### Stored data
········

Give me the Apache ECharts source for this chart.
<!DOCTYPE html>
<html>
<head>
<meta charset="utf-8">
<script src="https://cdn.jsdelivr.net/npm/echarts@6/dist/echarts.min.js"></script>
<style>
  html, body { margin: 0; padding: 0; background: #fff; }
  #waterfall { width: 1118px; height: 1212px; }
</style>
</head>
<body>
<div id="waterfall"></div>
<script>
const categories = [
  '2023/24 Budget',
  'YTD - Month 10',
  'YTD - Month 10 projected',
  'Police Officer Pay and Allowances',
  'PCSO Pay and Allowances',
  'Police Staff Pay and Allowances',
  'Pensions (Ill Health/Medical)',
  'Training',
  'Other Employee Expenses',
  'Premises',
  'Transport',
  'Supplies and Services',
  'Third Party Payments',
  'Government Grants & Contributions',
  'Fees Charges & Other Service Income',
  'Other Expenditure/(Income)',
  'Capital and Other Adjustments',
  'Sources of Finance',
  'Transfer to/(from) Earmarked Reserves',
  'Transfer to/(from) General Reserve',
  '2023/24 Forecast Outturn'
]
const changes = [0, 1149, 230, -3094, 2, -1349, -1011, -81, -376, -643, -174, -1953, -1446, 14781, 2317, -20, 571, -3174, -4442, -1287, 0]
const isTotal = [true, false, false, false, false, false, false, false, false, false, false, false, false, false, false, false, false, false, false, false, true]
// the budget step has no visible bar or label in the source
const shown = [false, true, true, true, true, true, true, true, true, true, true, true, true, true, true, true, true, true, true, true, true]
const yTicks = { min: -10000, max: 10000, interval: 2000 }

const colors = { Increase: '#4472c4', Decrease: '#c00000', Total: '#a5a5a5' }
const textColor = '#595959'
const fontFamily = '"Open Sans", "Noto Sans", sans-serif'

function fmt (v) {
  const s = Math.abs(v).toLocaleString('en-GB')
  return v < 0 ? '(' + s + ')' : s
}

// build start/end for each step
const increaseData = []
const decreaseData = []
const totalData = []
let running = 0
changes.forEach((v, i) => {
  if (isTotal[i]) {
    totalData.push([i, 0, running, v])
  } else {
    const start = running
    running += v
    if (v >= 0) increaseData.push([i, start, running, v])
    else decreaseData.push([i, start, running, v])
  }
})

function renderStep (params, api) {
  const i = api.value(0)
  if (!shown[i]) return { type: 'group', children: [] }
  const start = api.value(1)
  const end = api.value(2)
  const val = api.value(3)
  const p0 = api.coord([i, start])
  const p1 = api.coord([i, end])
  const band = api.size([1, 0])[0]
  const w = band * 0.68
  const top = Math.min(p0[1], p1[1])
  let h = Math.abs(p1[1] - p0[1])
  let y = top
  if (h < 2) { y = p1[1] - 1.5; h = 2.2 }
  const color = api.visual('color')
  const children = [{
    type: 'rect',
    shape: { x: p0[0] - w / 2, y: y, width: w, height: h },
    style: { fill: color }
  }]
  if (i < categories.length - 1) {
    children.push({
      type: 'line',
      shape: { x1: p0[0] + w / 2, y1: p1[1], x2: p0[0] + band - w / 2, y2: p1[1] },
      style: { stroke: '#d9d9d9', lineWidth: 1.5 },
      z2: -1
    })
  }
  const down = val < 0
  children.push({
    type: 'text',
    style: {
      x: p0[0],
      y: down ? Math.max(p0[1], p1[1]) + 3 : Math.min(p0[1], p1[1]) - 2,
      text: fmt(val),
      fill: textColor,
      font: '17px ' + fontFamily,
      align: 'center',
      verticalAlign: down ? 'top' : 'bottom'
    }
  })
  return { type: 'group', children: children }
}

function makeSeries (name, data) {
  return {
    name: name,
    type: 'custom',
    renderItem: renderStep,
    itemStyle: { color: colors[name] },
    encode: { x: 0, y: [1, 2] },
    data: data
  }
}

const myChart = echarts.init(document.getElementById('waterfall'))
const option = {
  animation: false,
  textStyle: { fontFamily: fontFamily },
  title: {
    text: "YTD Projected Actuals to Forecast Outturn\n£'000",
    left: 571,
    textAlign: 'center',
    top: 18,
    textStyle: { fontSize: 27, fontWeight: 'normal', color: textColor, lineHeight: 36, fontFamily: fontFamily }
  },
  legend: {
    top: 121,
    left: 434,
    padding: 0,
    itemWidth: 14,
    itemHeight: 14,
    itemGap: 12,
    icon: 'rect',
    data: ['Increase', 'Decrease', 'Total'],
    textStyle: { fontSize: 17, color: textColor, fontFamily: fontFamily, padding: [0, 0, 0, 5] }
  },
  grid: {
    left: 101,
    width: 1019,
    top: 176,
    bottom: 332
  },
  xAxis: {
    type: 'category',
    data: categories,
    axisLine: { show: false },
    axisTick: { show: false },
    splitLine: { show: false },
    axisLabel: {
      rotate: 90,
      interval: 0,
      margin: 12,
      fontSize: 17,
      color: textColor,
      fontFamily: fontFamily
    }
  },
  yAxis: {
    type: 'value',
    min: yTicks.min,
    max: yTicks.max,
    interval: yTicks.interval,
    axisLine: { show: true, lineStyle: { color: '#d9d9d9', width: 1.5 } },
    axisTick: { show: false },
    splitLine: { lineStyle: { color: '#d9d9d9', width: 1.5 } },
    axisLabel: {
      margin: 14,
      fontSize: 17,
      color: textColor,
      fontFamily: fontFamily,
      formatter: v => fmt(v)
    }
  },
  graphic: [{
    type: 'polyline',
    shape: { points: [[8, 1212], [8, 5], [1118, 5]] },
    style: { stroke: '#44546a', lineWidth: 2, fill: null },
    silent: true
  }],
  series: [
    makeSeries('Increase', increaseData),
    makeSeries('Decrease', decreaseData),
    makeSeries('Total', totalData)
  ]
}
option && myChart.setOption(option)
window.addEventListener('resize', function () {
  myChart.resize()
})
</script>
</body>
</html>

········

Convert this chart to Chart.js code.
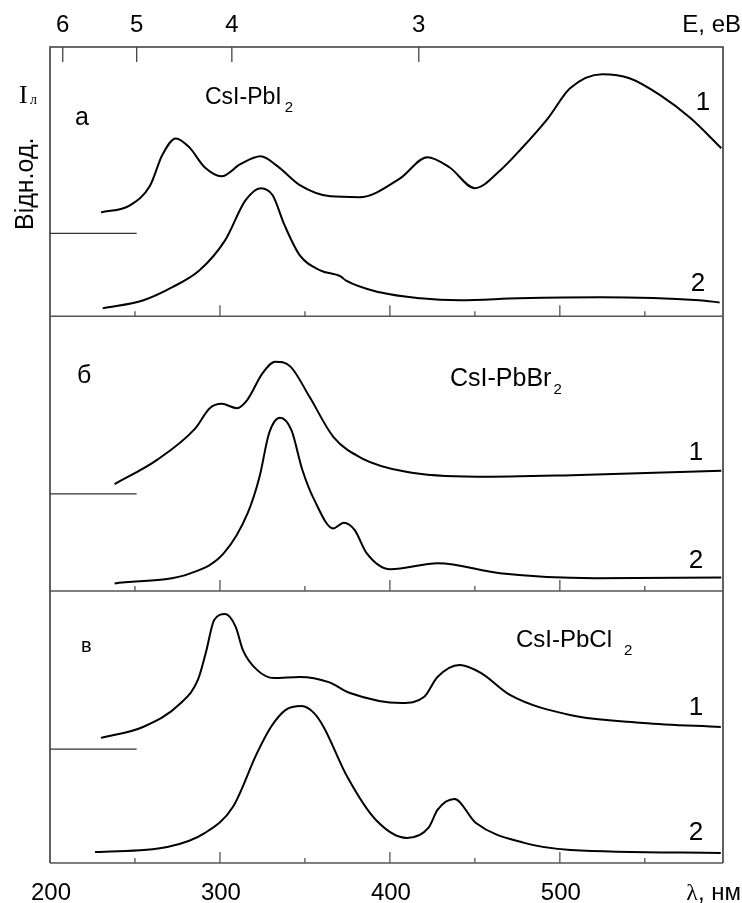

········

### Short exercise
Go through the material above and count the lines that contain "this"; answer with the number alone.

### Result of the task
2